Marcos Nunes Carvalho (Gov. Valadares-MG) – Como o Brasil está caminhando para ser um país de Primeiro Mundo, você acredita que o sistema logístico brasileiro acompanhará este andamento?
Tarsia: A logística é reativa. Faltou acompanhar com planejamento o aumento do crescimento. Como a logística reage às necessidades, seu dinamismo ensejou a vinda de grupos de fora, entrando como investidores no País. Isso preocupa um pouco. A gente ganha com o crescimento, mas perde em autonomia. Por mais que a Transpes esteja preparada, os fornecedores não estão. Então eu não terei caminhão para comprar. Por mais que hoje o crédito esteja facilitado, a própria indústria não tem disponibilidade de entrega. Aí, a gente tem de procurar na França, na China, e mesmo assim a capacidade geral hoje não é farta. A qualidade dos produtos também começa a cair.

Diego Gonzalles de Azevedo (Teresópolis-RJ) – Qual é a sua expectativa para o transporte brasileiro depois das paralisações feitas pelos caminhoneiros? Será que vai melhorar?
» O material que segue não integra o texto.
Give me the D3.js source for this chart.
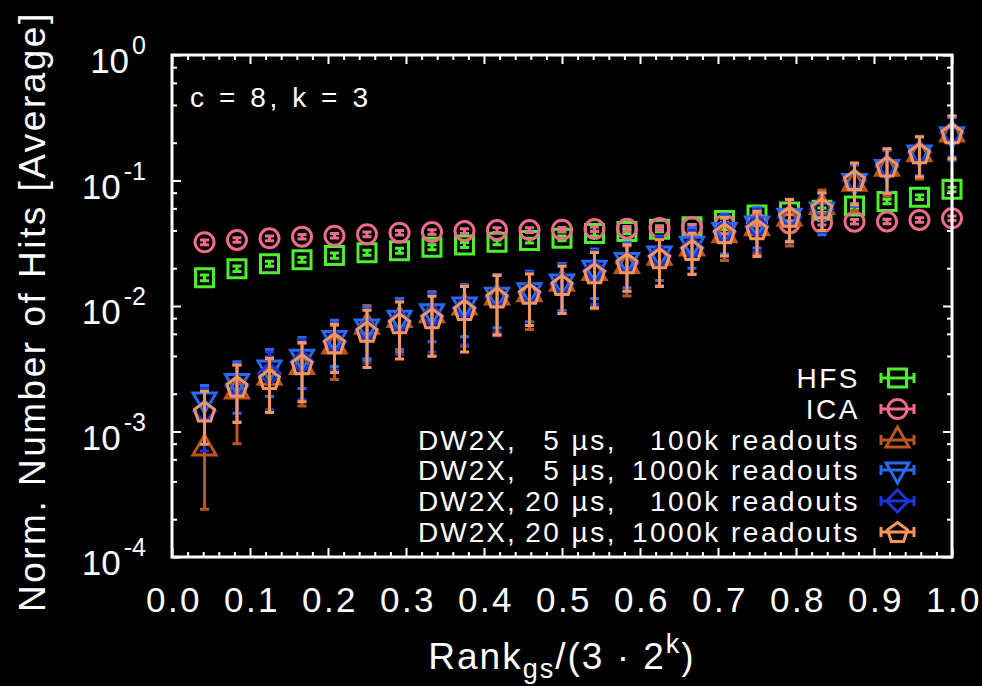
<!DOCTYPE html>
<html><head><meta charset="utf-8">
<script src="https://cdn.jsdelivr.net/npm/d3@7"></script>
<style>
html,body{margin:0;padding:0;background:#000;}
svg{display:block;}
text{font-family:"Liberation Sans",Arial,sans-serif;fill:#fff;}
</style></head>
<body>
<svg id="chart" width="982" height="686"></svg>
<script>
// ---------- data ----------
const rankFrac = [0.0417,0.0833,0.125,0.1667,0.2083,0.25,0.2917,0.3333,0.375,0.4167,0.4583,0.5,
                  0.5417,0.5833,0.625,0.6667,0.7083,0.75,0.7917,0.8333,0.875,0.9167,0.9583,1.0];

const hfs    = [0.0168,0.0198,0.0217,0.0234,0.0252,0.0266,0.0276,0.0294,0.0306,0.0322,0.0332,0.0346,
                0.0378,0.0392,0.0408,0.0428,0.048,0.053,0.056,0.058,0.0626,0.068,0.0735,0.085];
const hfsErr = [0.0009,0.001,0.001,0.0011,0.0012,0.0012,0.0013,0.0013,0.0014,0.0014,0.0015,0.0015,
                0.0016,0.0016,0.0017,0.0018,0.002,0.0022,0.0023,0.0024,0.0026,0.0028,0.003,0.0035];

const ica    = [0.0322,0.0336,0.0346,0.0357,0.0363,0.0373,0.0384,0.0389,0.0396,0.0403,0.0403,0.0405,
                0.041,0.0413,0.0418,0.0425,0.0445,0.0455,0.0455,0.046,0.047,0.0472,0.0485,0.050];
const icaErr = [0.0014,0.0014,0.0015,0.0015,0.0015,0.0016,0.0016,0.0016,0.0017,0.0017,0.0017,0.0017,
                0.0017,0.0017,0.0018,0.0018,0.0019,0.0019,0.0019,0.0019,0.002,0.002,0.002,0.0021];

const dw5_100k     = [0.00074,0.0021,0.0027,0.0033,0.0048,0.0069,0.0078,0.0085,0.0098,0.0118,0.0125,0.0152,
                      0.0185,0.021,0.0245,0.029,0.037,0.042,0.050,0.062,0.095,0.125,0.163,0.235];
const dw5_100kErr  = [0.0005,0.0013,0.0012,0.0017,0.0022,0.0032,0.0035,0.0045,0.005,0.006,0.006,0.0065,
                      0.009,0.009,0.01,0.011,0.014,0.016,0.02,0.022,0.038,0.05,0.06,0.09];

const dw5_1000k    = [0.00178,0.0025,0.0032,0.0039,0.0055,0.0068,0.0080,0.0090,0.0102,0.0122,0.0132,0.0155,
                      0.020,0.023,0.026,0.031,0.040,0.045,0.052,0.058,0.098,0.127,0.166,0.232];
const dw5_1000kErr = [0.00055,0.0011,0.0013,0.0017,0.0022,0.003,0.0035,0.0038,0.0045,0.0055,0.0057,0.0063,
                      0.0085,0.009,0.01,0.011,0.014,0.016,0.019,0.021,0.036,0.048,0.057,0.085];

const dw20_100k    = [0.00145,0.0023,0.0029,0.0036,0.0052,0.0064,0.0075,0.0083,0.0096,0.0118,0.0128,0.015,
                      0.019,0.022,0.025,0.029,0.039,0.043,0.051,0.059,0.100,0.13,0.167,0.24];
const dw20_100kErr = [0.00075,0.0011,0.0014,0.0018,0.0021,0.0029,0.0034,0.004,0.0047,0.0056,0.0058,0.0062,
                      0.0087,0.009,0.0105,0.011,0.014,0.016,0.019,0.02,0.036,0.049,0.058,0.085];

const dw20_1000k    = [0.00144,0.00228,0.00262,0.00343,0.00505,0.00624,0.00728,0.00798,0.0093,0.0117,0.0125,0.0147,
                       0.0182,0.0219,0.024,0.0279,0.038,0.0408,0.0515,0.060,0.101,0.129,0.165,0.238];
const dw20_1000kErr = [0.00065,0.0011,0.0012,0.0017,0.0021,0.003,0.0035,0.004,0.005,0.0058,0.0055,0.006,
                       0.0085,0.0088,0.0097,0.0101,0.013,0.016,0.019,0.02,0.037,0.05,0.058,0.088];

const xTickLabels = ["0.0","0.1","0.2","0.3","0.4","0.5","0.6","0.7","0.8","0.9","1.0"];
const yTickExps   = ["0","-1","-2","-3","-4"];

const series = [
  {name:"HFS", vals:hfs, errs:hfsErr, color:"#4cf02c", shape:"square"},
  {name:"ICA", vals:ica, errs:icaErr, color:"#f06a8a", shape:"circle"},
  {name:["DW2X,","5 \u00b5s,","100k readouts"],  vals:dw5_100k,  errs:dw5_100kErr,  color:"#b8561f", shape:"triUp"},
  {name:["DW2X,","5 \u00b5s,","1000k readouts"], vals:dw5_1000k, errs:dw5_1000kErr, color:"#2a6af2", shape:"triDown"},
  {name:["DW2X,","20 \u00b5s,","100k readouts"], vals:dw20_100k, errs:dw20_100kErr, color:"#1a36d6", shape:"diamond"},
  {name:["DW2X,","20 \u00b5s,","1000k readouts"],vals:dw20_1000k,errs:dw20_1000kErr,color:"#f7955a", shape:"pentagon"}
];

// ---------- layout ----------
const L=172, R=952, T=55, B=557;
const svg = d3.select("#chart");
svg.append("rect").attr("width",982).attr("height",686).attr("fill","#000");

const x = d3.scaleLinear().domain([0,1]).range([L,R]);
const y = d3.scaleLog().domain([1e-4,1]).range([B,T]);

function shapePath(s){
  if(s==="square") return "M-9,-9H9V9H-9Z";
  if(s==="circle") return d3.arc()({innerRadius:0,outerRadius:9.5,startAngle:0,endAngle:2*Math.PI});
  if(s==="triUp") return "M0,-13L11.5,7L-11.5,7Z";
  if(s==="triDown") return "M0,13L11.5,-7L-11.5,-7Z";
  if(s==="diamond") return "M0,-11L11,0L0,11L-11,0Z";
  if(s==="pentagon"){
    const r=10.5, pts=[];
    for(let k=0;k<5;k++){const a=-Math.PI/2+k*2*Math.PI/5; pts.push([r*Math.cos(a), r*Math.sin(a)+1]);}
    return "M"+pts.map(p=>p.join(",")).join("L")+"Z";
  }
}

// ---------- axes (ticks inward) ----------
function styleAxis(g){
  g.select(".domain").remove();
  g.selectAll("line").attr("stroke","#fff").attr("stroke-width",2);
  g.selectAll("text").remove();
}
const majorX = d3.range(0,1.0001,0.1);
const minorX = d3.range(0,1.0001,0.02).filter(v=>Math.abs(v*10-Math.round(v*10))>1e-6);
svg.append("g").attr("transform",`translate(0,${B})`).call(d3.axisBottom(x).tickValues(majorX).tickSize(-9)).call(styleAxis);
svg.append("g").attr("transform",`translate(0,${B})`).call(d3.axisBottom(x).tickValues(minorX).tickSize(-5)).call(styleAxis);
svg.append("g").attr("transform",`translate(0,${T})`).call(d3.axisTop(x).tickValues(majorX).tickSize(-9)).call(styleAxis);
svg.append("g").attr("transform",`translate(0,${T})`).call(d3.axisTop(x).tickValues(minorX).tickSize(-5)).call(styleAxis);

const majorY = [1,1e-1,1e-2,1e-3,1e-4];
const minorY = [];
[1e-4,1e-3,1e-2,1e-1].forEach(d=>[2,4,6,8].forEach(m=>minorY.push(d*m)));
svg.append("g").attr("transform",`translate(${L},0)`).call(d3.axisLeft(y).tickValues(majorY).tickSize(-9)).call(styleAxis);
svg.append("g").attr("transform",`translate(${L},0)`).call(d3.axisLeft(y).tickValues(minorY).tickSize(-5)).call(styleAxis);
svg.append("g").attr("transform",`translate(${R},0)`).call(d3.axisRight(y).tickValues(majorY).tickSize(-9)).call(styleAxis);
svg.append("g").attr("transform",`translate(${R},0)`).call(d3.axisRight(y).tickValues(minorY).tickSize(-5)).call(styleAxis);

// tick labels
svg.append("g").selectAll("text").data(xTickLabels).join("text")
  .attr("x",(d,i)=>x(majorX[i])+2).attr("y",612).attr("text-anchor","middle")
  .attr("font-size",35).attr("letter-spacing",2.5).text(d=>d);

const yl = svg.append("g").selectAll("text").data(yTickExps).join("text")
  .attr("x",146).attr("y",(d,i)=>y(majorY[i])+18).attr("text-anchor","end").attr("font-size",35);
yl.append("tspan").text("10");
yl.append("tspan").attr("font-size",25).attr("dy",-19).attr("dx",3).text(d=>d);

// axis titles
svg.append("text").attr("transform","translate(45,612) rotate(-90)")
  .attr("font-size",37).attr("letter-spacing",2.5).text("Norm. Number of Hits [Average]");

const xt = svg.append("text").attr("x",562).attr("y",669).attr("text-anchor","middle")
  .attr("font-size",37).attr("letter-spacing",2);
xt.append("tspan").text("Rank");
xt.append("tspan").attr("font-size",27).attr("dy",9).text("gs");
xt.append("tspan").attr("dy",-9).text("/(3 \u00b7 2");
xt.append("tspan").attr("font-size",27).attr("dy",-16).text("k");
xt.append("tspan").attr("dy",16).text(")");

svg.append("text").attr("x",190).attr("y",107).attr("font-size",28)
  .attr("textLength",178).attr("lengthAdjust","spacing").text("c = 8, k = 3");

// ---------- data marks ----------
const capW = 4.5;
series.forEach(s=>{
  const g = svg.append("g");
  const pts = s.vals.map((v,i)=>({x:rankFrac[i], v, e:s.errs[i]}));
  const eb = g.append("g").attr("stroke",s.color).attr("stroke-width",3).attr("fill","none");
  eb.selectAll("path").data(pts).join("path")
    .attr("d",d=>{
      const cx=x(d.x), y1=y(d.v+d.e), y0=y(Math.max(d.v-d.e,1.01e-4));
      return `M${cx},${y0}V${y1}M${cx-capW},${y0}H${cx+capW}M${cx-capW},${y1}H${cx+capW}`;
    });
  g.append("g").selectAll("path").data(pts).join("path")
    .attr("transform",d=>`translate(${x(d.x)},${y(d.v)})`)
    .attr("d",shapePath(s.shape)).attr("fill","none").attr("stroke",s.color).attr("stroke-width",3);
});

// ---------- legend ----------
const legRowY = [378,409,440,470,501,532];
const leg = svg.append("g");
const lfs = 28, lls = 2.5;
series.forEach((s,i)=>{
  const cy = legRowY[i];
  const base = cy+10;
  if(typeof s.name==="string"){
    leg.append("text").attr("x",860).attr("y",base).attr("text-anchor","end")
      .attr("font-size",lfs).attr("letter-spacing",lls).text(s.name);
  } else {
    leg.append("text").attr("x",418).attr("y",base).attr("font-size",lfs).attr("letter-spacing",2).text(s.name[0]);
    leg.append("text").attr("x",617).attr("y",base).attr("text-anchor","end").attr("font-size",lfs).attr("letter-spacing",lls).text(s.name[1]);
    leg.append("text").attr("x",860).attr("y",base).attr("text-anchor","end").attr("font-size",lfs).attr("letter-spacing",lls).text(s.name[2]);
  }
  const sx0=881, sx1=914, mid=(sx0+sx1)/2;
  leg.append("path").attr("d",`M${sx0},${cy}H${sx1}M${sx0},${cy-5}V${cy+5}M${sx1},${cy-5}V${cy+5}`)
    .attr("stroke",s.color).attr("stroke-width",3).attr("fill","none");
  leg.append("path").attr("transform",`translate(${mid},${cy})`).attr("d",shapePath(s.shape))
    .attr("fill","none").attr("stroke",s.color).attr("stroke-width",3);
});

// frame
svg.append("rect").attr("x",L).attr("y",T).attr("width",R-L).attr("height",B-T)
  .attr("fill","none").attr("stroke","#fff").attr("stroke-width",3);
</script>
</body></html>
Tarsia: Acho que tais movimentos são muito importantes para o País. Não só de caminhoneiros, como até da PRF, dos educadores inclusive. A gente precisa fazer com que o governo enxergue realmente os nossos direitos. Temos que deixar dessa coisa de que o Brasil é o país do carnaval. Hoje estamos falando do Brasil ser potência no mundo. Acho que o trabalho que a presidente Dilma está fazendo, de enfrentamento da corrupção, é muito importante. Mas para fazer um bom trabalho é preciso que você esteja disposto a ouvir o outro lado. E não se pode esquecer que o nosso governo é petista e o PT cresceu com protestos e greves. Por que agora no governo petista a gente tem de parar de se manifestar?